• [BRIEF] Repeat the material below exactly, with no pictures.

━━━ DATA PROVIDED ━━━

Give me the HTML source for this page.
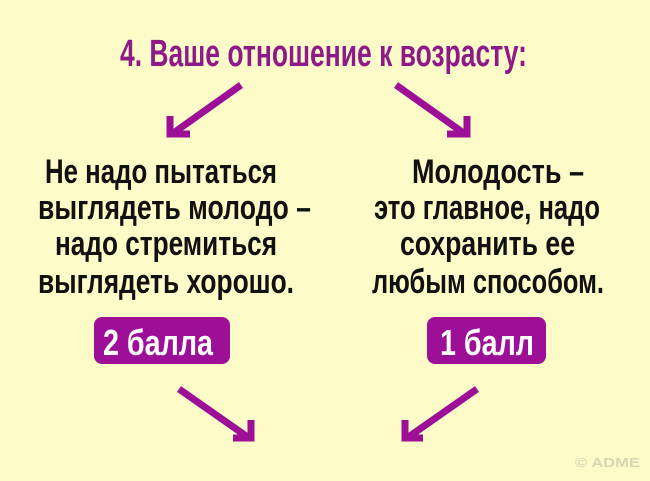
<!DOCTYPE html>
<html><head><meta charset="utf-8"><style>
html,body{margin:0;padding:0;background:#fdfbc8;}
svg{display:block}
text{font-family:"Liberation Sans Narrow","Liberation Sans",sans-serif;font-weight:bold;}
</style></head><body>
<svg width="650" height="481" viewBox="0 0 650 481" xmlns="http://www.w3.org/2000/svg">
<rect width="650" height="481" fill="#fdfbc8"/>
<text x="120" y="66" font-size="38" fill="#8e1a8a" textLength="407" lengthAdjust="spacingAndGlyphs">4. Ваше отношение к возрасту:</text>
<g stroke="#9c0f96" stroke-width="7" fill="none" stroke-linecap="butt">
<line x1="241" y1="85" x2="172" y2="134"/>
<polyline points="170,116 170,134 190,134"/>
<line x1="396" y1="85" x2="465" y2="134"/>
<polyline points="467,116 467,134 447,134"/>
<line x1="179" y1="389" x2="249" y2="438"/>
<polyline points="251,420 251,438 233,438"/>
<line x1="477" y1="389" x2="407" y2="438"/>
<polyline points="405,420 405,438 423,438"/>
</g>
<g font-size="34" fill="#111">
<text x="45" y="183" textLength="232" lengthAdjust="spacingAndGlyphs">Не надо пытаться</text>
<text x="38" y="219" textLength="273" lengthAdjust="spacingAndGlyphs">выглядеть молодо –</text>
<text x="55" y="255" textLength="222" lengthAdjust="spacingAndGlyphs">надо стремиться</text>
<text x="38" y="293" textLength="256" lengthAdjust="spacingAndGlyphs">выглядеть хорошо.</text>
<text x="412" y="183" textLength="172" lengthAdjust="spacingAndGlyphs">Молодость –</text>
<text x="374" y="219" textLength="226" lengthAdjust="spacingAndGlyphs">это главное, надо</text>
<text x="400" y="255" textLength="175" lengthAdjust="spacingAndGlyphs">сохранить ее</text>
<text x="372" y="293" textLength="232" lengthAdjust="spacingAndGlyphs">любым способом.</text>
</g>
<rect x="94" y="317" width="136" height="47" rx="8" fill="#9c0f96"/>
<rect x="427" y="317" width="119" height="47" rx="8" fill="#9c0f96"/>
<text x="103" y="355" font-size="36" fill="#fff" textLength="110" lengthAdjust="spacingAndGlyphs">2 балла</text>
<text x="440" y="355" font-size="36" fill="#fff" textLength="94" lengthAdjust="spacingAndGlyphs">1 балл</text>
<text x="575" y="467" font-size="13" fill="#d8d6b0" textLength="65" lengthAdjust="spacingAndGlyphs">© ADME</text>
</svg>
</body></html>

━━━

• [WORKED ANSWER]
Give me the HTML source for this page.
<!DOCTYPE html>
<html><head><meta charset="utf-8"><style>
html,body{margin:0;padding:0;background:#fdfbc8;}
svg{display:block}
text{font-family:"Liberation Sans Narrow","Liberation Sans",sans-serif;font-weight:bold;}
</style></head><body>
<svg width="650" height="481" viewBox="0 0 650 481" xmlns="http://www.w3.org/2000/svg">
<rect width="650" height="481" fill="#fdfbc8"/>
<text x="120" y="66" font-size="38" fill="#8e1a8a" textLength="407" lengthAdjust="spacingAndGlyphs">4. Ваше отношение к возрасту:</text>
<g stroke="#9c0f96" stroke-width="7" fill="none" stroke-linecap="butt">
<line x1="241" y1="85" x2="172" y2="134"/>
<polyline points="170,116 170,134 190,134"/>
<line x1="396" y1="85" x2="465" y2="134"/>
<polyline points="467,116 467,134 447,134"/>
<line x1="179" y1="389" x2="249" y2="438"/>
<polyline points="251,420 251,438 233,438"/>
<line x1="477" y1="389" x2="407" y2="438"/>
<polyline points="405,420 405,438 423,438"/>
</g>
<g font-size="34" fill="#111">
<text x="45" y="183" textLength="232" lengthAdjust="spacingAndGlyphs">Не надо пытаться</text>
<text x="38" y="219" textLength="273" lengthAdjust="spacingAndGlyphs">выглядеть молодо –</text>
<text x="55" y="255" textLength="222" lengthAdjust="spacingAndGlyphs">надо стремиться</text>
<text x="38" y="293" textLength="256" lengthAdjust="spacingAndGlyphs">выглядеть хорошо.</text>
<text x="412" y="183" textLength="172" lengthAdjust="spacingAndGlyphs">Молодость –</text>
<text x="374" y="219" textLength="226" lengthAdjust="spacingAndGlyphs">это главное, надо</text>
<text x="400" y="255" textLength="175" lengthAdjust="spacingAndGlyphs">сохранить ее</text>
<text x="372" y="293" textLength="232" lengthAdjust="spacingAndGlyphs">любым способом.</text>
</g>
<rect x="94" y="317" width="136" height="47" rx="8" fill="#9c0f96"/>
<rect x="427" y="317" width="119" height="47" rx="8" fill="#9c0f96"/>
<text x="103" y="355" font-size="36" fill="#fff" textLength="110" lengthAdjust="spacingAndGlyphs">2 балла</text>
<text x="440" y="355" font-size="36" fill="#fff" textLength="94" lengthAdjust="spacingAndGlyphs">1 балл</text>
<text x="575" y="467" font-size="13" fill="#d8d6b0" textLength="65" lengthAdjust="spacingAndGlyphs">© ADME</text>
</svg>
</body></html>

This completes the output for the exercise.